I think about the recent phenomena of increasingly dangerous sports, called extreme sports.   Often the extremeness is enabled by the availability of protective technologies developed for less extreme variations.   The same technology serves two populations.   One population wants more protection for more mundane activities.   The others welcome the opportunity to push the limits even further, thus experiencing the same danger but in a more extreme way.

We recognize within the human population that there are variations in caution and in diligent planning.   Although we can police behavior to enforce certain cautious behaviors, we acknowledge that some people need more policing than others.  This may be an inheritable kind of trait.   We don’t think of a dare devil trying some new stunt as a stunt that is programmed in DNA.    Instead we recognize that some people are inclined to do such stunts due to a combination of inclination of taking risks, exercising one’s confidence in being able to get through the danger, and and having the attention of the crowds.

In my last post, I used the word absurd to describe hypothesis discovered in patterns observed from big data queries.  I described it that way to emphasize that discovered hypotheses are clever stories where the cleverness is an alert to the need for follow-up analysis.   A default presumption is that there is an element of absurdity to novel clever explanations.
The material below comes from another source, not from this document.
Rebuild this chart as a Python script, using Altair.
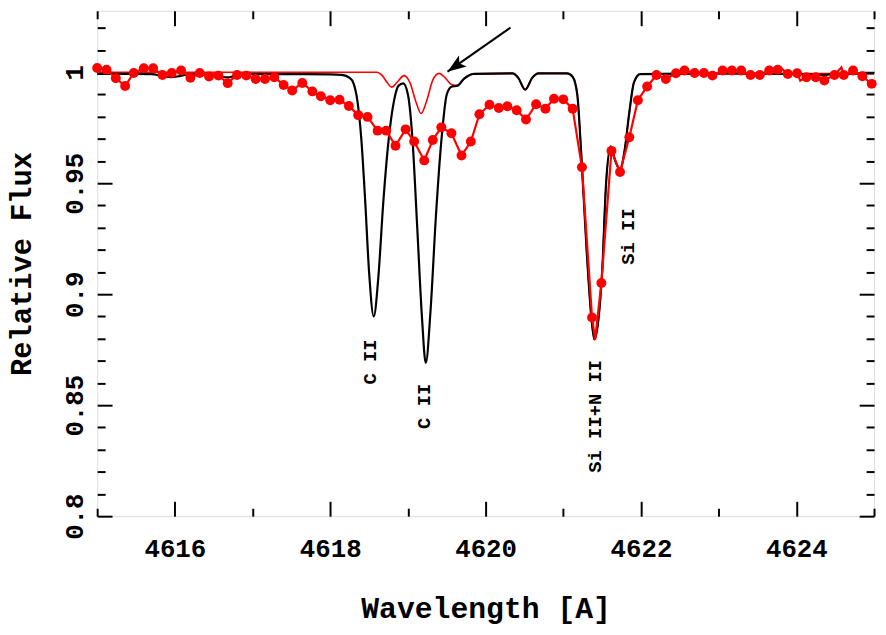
import altair as alt
import pandas as pd

# ---------------- data ----------------
black_wl = [4615.00, 4615.70, 4615.85, 4615.95, 4616.05, 4616.20, 4616.50, 4616.60, 4616.68, 4616.78,
            4616.95, 4617.50, 4618.00, 4618.15, 4618.25, 4618.30, 4618.35, 4618.40, 4618.45, 4618.50,
            4618.56, 4618.62, 4618.68, 4618.75, 4618.82, 4618.88, 4618.94, 4619.00, 4619.06, 4619.12,
            4619.18, 4619.23, 4619.29, 4619.36, 4619.43, 4619.50, 4619.56, 4619.64, 4619.72, 4619.85,
            4620.35, 4620.42, 4620.51, 4620.60, 4620.68, 4621.05, 4621.12, 4621.18, 4621.23, 4621.30,
            4621.36, 4621.40, 4621.45, 4621.50, 4621.55, 4621.61, 4621.67, 4621.73, 4621.79, 4621.85,
            4621.91, 4621.99, 4623.00, 4624.20, 4624.35, 4624.50, 4625.00]
black_flux = [0.9993, 0.9992, 0.9982, 0.9978, 0.9982, 0.9992, 0.9990, 0.9980, 0.9977, 0.9985,
              0.9992, 0.9992, 0.9991, 0.9988, 0.9975, 0.9950, 0.9870, 0.9700, 0.9420, 0.9100,
              0.8900, 0.9080, 0.9400, 0.9690, 0.9870, 0.9940, 0.9950, 0.9900, 0.9690, 0.9300,
              0.8900, 0.8690, 0.8920, 0.9350, 0.9690, 0.9900, 0.9935, 0.9940, 0.9970, 0.9993,
              0.9995, 0.9975, 0.9922, 0.9975, 0.9995, 0.9995, 0.9980, 0.9900, 0.9640, 0.9200,
              0.8900, 0.8796, 0.8880, 0.9100, 0.9495, 0.9666, 0.9600, 0.9560, 0.9650, 0.9820,
              0.9955, 0.9992, 0.9995, 0.9990, 0.9988, 0.9993, 0.9995]

red_wl = [4615.00, 4618.60, 4618.67, 4618.73, 4618.79, 4618.86, 4618.95, 4619.03, 4619.10, 4619.17,
          4619.24, 4619.32, 4619.40, 4619.48, 4619.56, 4619.64, 4619.72, 4619.85, 4620.35, 4620.42,
          4620.51, 4620.60, 4620.68, 4621.05, 4621.12, 4621.18, 4621.23, 4621.30, 4621.36, 4621.40,
          4621.45, 4621.50, 4621.55, 4621.61, 4621.67, 4621.73, 4621.79, 4621.85, 4621.91, 4621.99,
          4625.00]
red_flux = [1.0000, 1.0000, 0.9985, 0.9955, 0.9933, 0.9955, 0.9985, 0.9950, 0.9870, 0.9814,
            0.9870, 0.9965, 0.9995, 0.9975, 0.9945, 0.9940, 0.9970, 0.9993, 0.9995, 0.9975,
            0.9922, 0.9975, 0.9995, 0.9995, 0.9980, 0.9900, 0.9640, 0.9200, 0.8900, 0.8796,
            0.8880, 0.9100, 0.9495, 0.9650, 0.9600, 0.9560, 0.9650, 0.9820, 0.9955, 0.9992,
            0.9995]

obs_wl = [4615.00, 4615.12, 4615.24, 4615.36, 4615.47, 4615.60, 4615.72, 4615.84, 4615.96, 4616.08,
          4616.20, 4616.32, 4616.44, 4616.56, 4616.68, 4616.80, 4616.92, 4617.04, 4617.16, 4617.28,
          4617.40, 4617.51, 4617.64, 4617.77, 4617.88, 4618.00, 4618.12, 4618.24, 4618.36, 4618.48,
          4618.61, 4618.72, 4618.84, 4618.97, 4619.08, 4619.21, 4619.32, 4619.43, 4619.56, 4619.69,
          4619.81, 4619.92, 4620.05, 4620.17, 4620.28, 4620.40, 4620.52, 4620.65, 4620.77, 4620.88,
          4621.00, 4621.12, 4621.24, 4621.37, 4621.49, 4621.62, 4621.73, 4621.85, 4621.96, 4622.08,
          4622.20, 4622.32, 4622.45, 4622.56, 4622.69, 4622.81, 4622.92, 4623.05, 4623.17, 4623.29,
          4623.41, 4623.53, 4623.65, 4623.76, 4623.89, 4624.01, 4624.13, 4624.25, 4624.36, 4624.49,
          4624.61, 4624.73, 4624.85, 4624.97]
obs_flux = [1.0019, 1.0012, 0.9973, 0.9938, 0.9997, 1.0018, 1.0018, 0.9988, 0.9997, 1.0008,
            0.9975, 0.9997, 0.9981, 0.9985, 0.9951, 0.9988, 0.9985, 0.9970, 0.9970, 0.9978,
            0.9943, 0.9918, 0.9952, 0.9914, 0.9892, 0.9874, 0.9876, 0.9848, 0.9807, 0.9799,
            0.9737, 0.9737, 0.9669, 0.9743, 0.9688, 0.9603, 0.9695, 0.9752, 0.9725, 0.9625,
            0.9688, 0.9811, 0.9854, 0.9839, 0.9847, 0.9829, 0.9787, 0.9856, 0.9836, 0.9881,
            0.9878, 0.9836, 0.9572, 0.8895, 0.9051, 0.9646, 0.9551, 0.9707, 0.9874, 0.9936,
            0.9988, 0.9970, 0.9996, 1.0008, 0.9997, 0.9997, 0.9985, 1.0008, 1.0008, 1.0008,
            0.9988, 0.9988, 1.0008, 1.0012, 0.9992, 0.9996, 0.9978, 0.9978, 0.9963, 0.9988,
            0.9988, 1.0008, 0.9982, 0.9948]

# extra samples of the observed line between the dots
obs_extra_wl = [4621.41, 4623.80, 4624.05, 4624.58]
obs_extra_flux = [0.8796, 1.0020, 0.9962, 1.0022]

ann_text = ["C II", "C II", "Si II+N II", "Si II"]
ann_wl = [4618.51, 4619.21, 4621.41, 4621.84]
ann_flux = [0.8695, 0.8495, 0.8450, 0.9260]

arrow_start_wl = [4620.32]
arrow_start_flux = [1.0201]
arrow_tip_wl = [4619.51]
arrow_tip_flux = [1.0003]

x_major = [4616, 4618, 4620, 4622, 4624]
x_minor = [4615, 4617, 4619, 4621, 4623, 4625]
y_major = [0.8, 0.85, 0.9, 0.95, 1.0]
y_minor = [0.81, 0.82, 0.83, 0.84, 0.86, 0.87, 0.88, 0.89, 0.91, 0.92, 0.93, 0.94,
           0.96, 0.97, 0.98, 0.99, 1.01, 1.02]

x_domain = [4615, 4625]
y_domain = [0.8, 1.0277]

# ---------------- tables ----------------
black_df = pd.DataFrame({"wl": black_wl, "flux": black_flux})
red_df = pd.DataFrame({"wl": red_wl, "flux": red_flux})
dots_df = pd.DataFrame({"wl": obs_wl, "flux": obs_flux})
obs_line_df = pd.DataFrame({"wl": obs_wl + obs_extra_wl,
                            "flux": obs_flux + obs_extra_flux}).sort_values("wl")
ann_df = pd.DataFrame({"label": ann_text, "wl": ann_wl, "flux": ann_flux})
arrow_df = pd.DataFrame({"x0": arrow_start_wl, "y0": arrow_start_flux,
                         "x1": arrow_tip_wl, "y1": arrow_tip_flux})

FONT = "Liberation Mono"
XS = alt.Scale(domain=x_domain, nice=False, zero=False)
YS = alt.Scale(domain=y_domain, nice=False, zero=False)


def tick_axis(orient, values, size):
    return alt.Axis(orient=orient, values=values, offset=-size, tickSize=size,
                    tickWidth=2, tickColor="black", labels=False, domain=False,
                    grid=False)


x_label_axis = alt.Axis(orient="bottom", values=x_major, format="d", ticks=False,
                        domain=False, grid=False, labelFont=FONT, labelFontSize=26,
                        labelFontWeight="bold", labelColor="black", labelPadding=20,
                        titleFont=FONT, titleFontSize=30, titleFontWeight="bold",
                        titleColor="black", titlePadding=32)
y_label_axis = alt.Axis(orient="left", values=y_major, format="~g", ticks=False,
                        domain=False, grid=False, labelFont=FONT, labelFontSize=26,
                        labelFontWeight="bold", labelColor="black", labelPadding=10,
                        labelAngle=270, labelAlign="center", labelBaseline="bottom",
                        titleFont=FONT, titleFontSize=29, titleFontWeight="bold",
                        titleColor="black", titlePadding=25)

red_model = alt.Chart(red_df).mark_line(color="#ff0000", strokeWidth=1.6,
                                        interpolate="monotone").encode(
    x=alt.X("wl:Q", scale=XS, axis=x_label_axis, title="Wavelength [A]"),
    y=alt.Y("flux:Q", scale=YS, axis=y_label_axis, title="Relative Flux"),
)

black_model = alt.Chart(black_df).mark_line(color="black", strokeWidth=2.2,
                                            interpolate="monotone").encode(
    x=alt.X("wl:Q", scale=XS, axis=tick_axis("bottom", x_major, 15), title=None),
    y=alt.Y("flux:Q", scale=YS, axis=tick_axis("left", y_major, 15), title=None),
)

obs_line = alt.Chart(obs_line_df).mark_line(color="#ff0000", strokeWidth=2.2).encode(
    x=alt.X("wl:Q", scale=XS, axis=tick_axis("bottom", x_minor, 8), title=None),
    y=alt.Y("flux:Q", scale=YS, axis=tick_axis("left", y_minor, 8), title=None),
)

obs_dots = alt.Chart(dots_df).mark_point(filled=True, color="#ff0000", size=100,
                                         opacity=1).encode(
    x=alt.X("wl:Q", scale=XS, axis=tick_axis("top", x_major, 15), title=None),
    y=alt.Y("flux:Q", scale=YS, axis=tick_axis("right", y_major, 15), title=None),
)

labels = alt.Chart(ann_df).mark_text(angle=270, font=FONT, fontSize=19,
                                     fontWeight="bold", color="black",
                                     align="center", baseline="middle").encode(
    x=alt.X("wl:Q", scale=XS, axis=tick_axis("top", x_minor, 8), title=None),
    y=alt.Y("flux:Q", scale=YS, axis=tick_axis("right", y_minor, 8), title=None),
    text="label:N",
)

arrow_line = alt.Chart(arrow_df).mark_rule(color="black", strokeWidth=2).encode(
    x=alt.X("x0:Q", scale=XS, axis=None),
    y=alt.Y("y0:Q", scale=YS, axis=None),
    x2="x1:Q",
    y2="y1:Q",
)

arrow_head = alt.Chart(arrow_df).mark_point(
    shape="M0,0L0.36,1L0,0.78L-0.36,1Z", filled=True, color="black", size=1400,
    angle=235, opacity=1, strokeWidth=0).encode(
    x=alt.X("x1:Q", scale=XS, axis=None),
    y=alt.Y("y1:Q", scale=YS, axis=None),
)

chart = alt.layer(red_model, black_model, obs_line, obs_dots, labels,
                  arrow_line, arrow_head).resolve_axis(
    x="independent", y="independent"
).properties(
    width=784, height=510,
    autosize=alt.AutoSizeParams(type="none"),
    padding={"left": 90, "top": 0, "right": 4, "bottom": 108},
).configure_view(stroke="black", strokeWidth=2).configure(background="white")

chart.save("out.html", embed_options={"renderer": "svg", "actions": False})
I see DNA and genetic studies as a form of big data analysis where the data is the large information available in DNA sequences and in observations of the associated organism.   The querying of DNA takes the form of a scientific experiment that seemingly giving the impression of a test.   In this case, the experiment suggested a new story of a robotic programmed explanation of a behavior previously assumed to be complex.    That story is interesting and compelling but it appears to be the same thing as a discovered hypothesis.   Breeding experiments to decipher DNA is a biological analog to a database query.   The result is a discovered hypothesis, a new story.  In this case that story is that a complex (code for intelligent) behavior is equal to the sum of simple (code for programmed) behaviors.    That makes an entertaining story.  However, that doesn’t convince me that it is fair to depict living mice at the equivalent of mechanical robots.